Для тех, кто хорошо знал Гарсиа Маркеса, самым драматичным моментом было начало его выступления. Первые предложения он произнес неуверенно, запинаясь, но постепенно его голос окреп. Это была даже и не речь, а сентиментальные воспоминания о том времени в Мексике, когда они с Мерседес жили в крайней нужде, надеясь, что однажды он сорвет куш и опубликует бестселлер. Он рассказывал сказку, ставшую былью: «Мне до сих пор не верится, что все это случилось со мной».
И зал чувствовал, что в своей речи он также выражал благодарность и признательность своей спутнице жизни, которая помогла ему пережить те тяжелые времена и вообще последние полвека всегда была с ним рядом и в горе, и в радости. Мерседес с тревогой, озабоченно смотрела на мужа и молилась, чтобы этот человек, в своей жизни преодолевший множество испытаний, справился и с этим. И он справился.
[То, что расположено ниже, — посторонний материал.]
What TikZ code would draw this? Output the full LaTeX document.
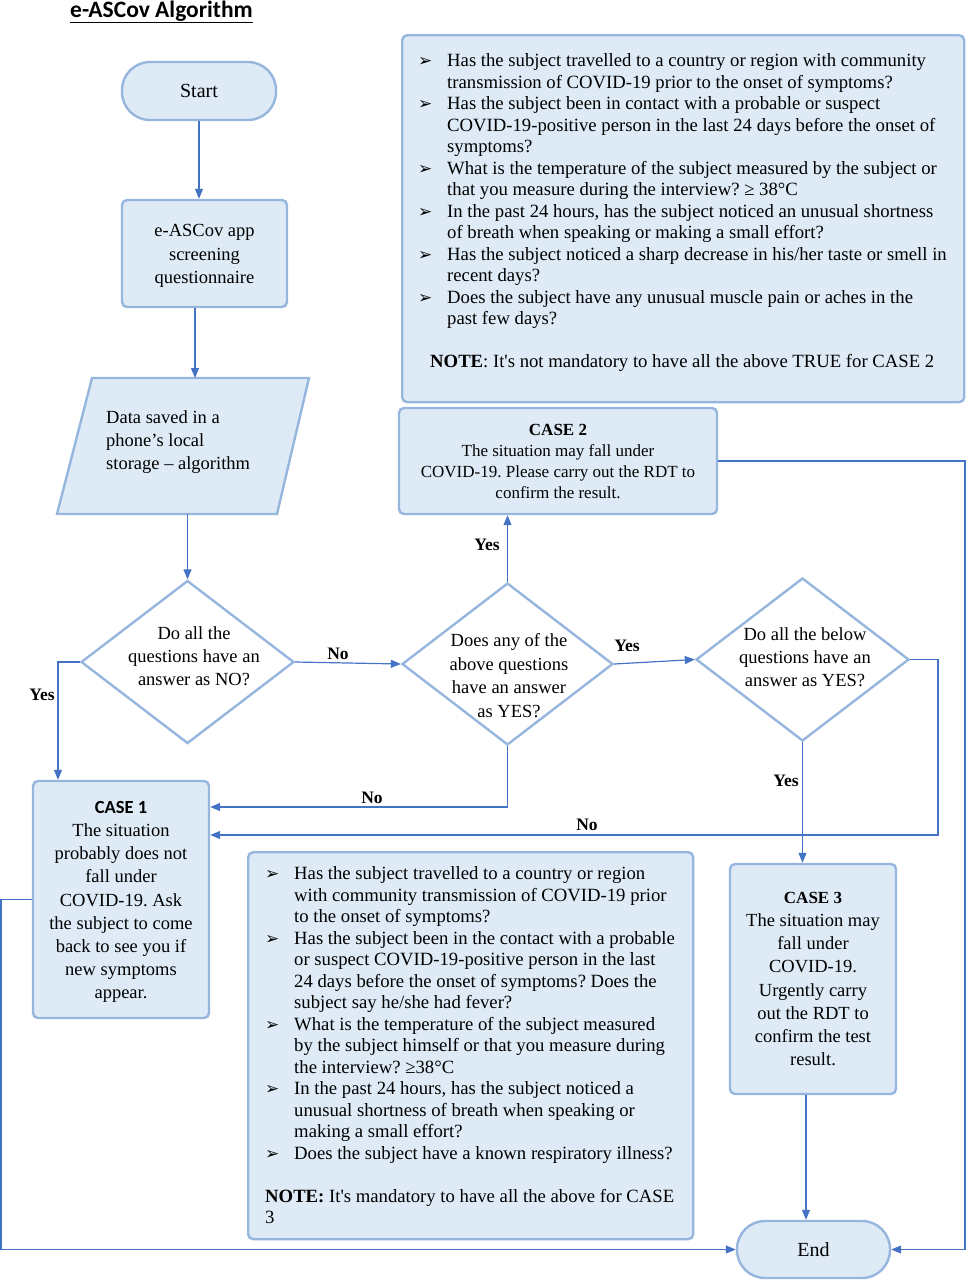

Свое выступление Гарсиа Маркес закончил рассказом о том, как в 1966 г. они вдвоем отправляли рукопись «Ста лет одиночества» из Мехико в Буэнос-Айрес частями, ибо были слишком бедны, чтобы отослать весь роман целиком[1307]. Ему аплодировали несколько минут.
Чуть раньше, в самый разгар церемонии, аудиторию взбудоражило еще одно объявление: «Дамы и господа, прибыл экс-президент Соединенных Штатов Америки, сеньор Уильям Клинтон». Толпа встала, приветствуя самого знаменитого человека на земле, направившегося к трибуне. Король Испании, пять президентов Колумбии и теперь вот самый популярный президент самой могущественной страны в мире. Некоторые обозреватели отметили, что из больших знаменитостей не хватало только Фиделя Кастро (он болел) и папы римского. В очередной раз было продемонстрировано, что власть столь же непреодолимо тяготеет к Гарсиа Маркесу, как он сам одержим — зачарован — властью. Литература и политика — два самых эффективных способа достижения бессмертия в том переменчивом мире, что цивилизация Запада создала на планете. Правда, мало кто станет утверждать, что слава политика более долговечна, чем слава писателя, создающего литературные шедевры.
Мне удалось с ним лишь коротко переговорить перед тем, как я покинул Картахену. Это событие знаменовало завершение многого.
— Замечательное торжество, Габо, — сказал я.
— Да уж, — согласился он.
— Знаешь, вокруг меня многие плакали.
— Я тоже плакал, — признался он, — только про себя.
— Памятное событие. Я уж точно никогда этого не забуду.
— Хорошо, что ты был там. Хоть скажешь людям, что мы ничего не придумали.